Zu diesem Zeitpunkt war die Ursprungsmeldung bereits drei Wochen alt und CBS hatte längst verschämt zurückgerudert: Nein, es habe sich wohl doch nicht um ein genmanipuliertes Gras gehandelt – schon deshalb, weil es bislang so etwas gar nicht gebe. Die Autorin der Meldung habe wohl den Begriff „Kreuzzüchtung“ in den falschen Hals gekriegt. Auch habe es keine Mutation gegeben. Dabei hätte man gerne gewusst, wie eine 32 Hektar große Wiese mit Millionen von Einzelpflanzen spontan mutiert. Vielmehr sei das – bereits seit Jahrzehnten angebaute – Futtergras möglicherweise durch Temperatur- oder Trockenstress zur Cyanid-Gasfreisetzung gebracht worden.
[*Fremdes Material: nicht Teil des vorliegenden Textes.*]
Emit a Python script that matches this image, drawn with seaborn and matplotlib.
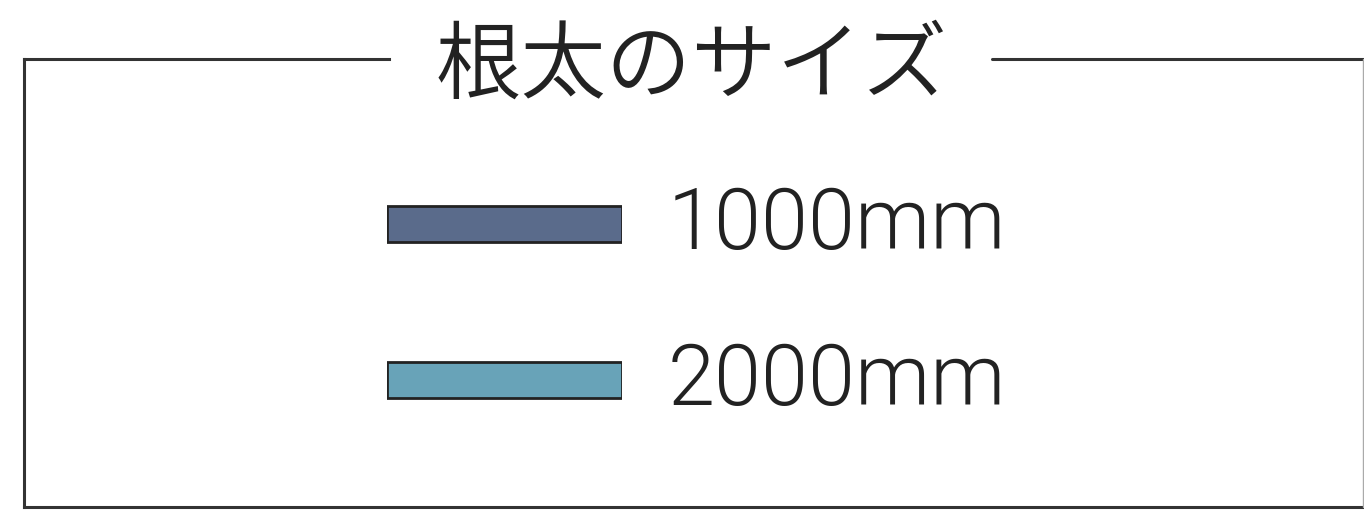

Das ist eine Fähigkeit, die viele Pflanzen in Notsituationen als Abwehr gegen Fressfeinde einsetzen. Mit anderen Worten handelt es sich um ein Beispiel für die natürlichen Abwehrkräfte von naturbelassenen Pflanzen. Allerdings könne bisher nicht geklärt werden, ob die Grassorte überhaupt etwas mit dem Tod der Färsen zu tun habe. Weitere Untersuchungen würden laufen.

Noch heute – fast drei Jahre, nachdem die Giftgasmeldung die Runde machte – finden sich bei Google zahlreiche Einträge zum „genmanipulierten Gras“ und seinen Kuhkillereigenschaften. Das Internet vergisst nicht. Und verbessert sich selten. Noch immer empört sich die Netzgemeinde über genmanipuliertes Futter und beruft sich dabei auf das texanische Bastardgras – eine schnöde altmodische Pflanzenkreuzung, die nie ein Gentechniklabor von innen gesehen hat.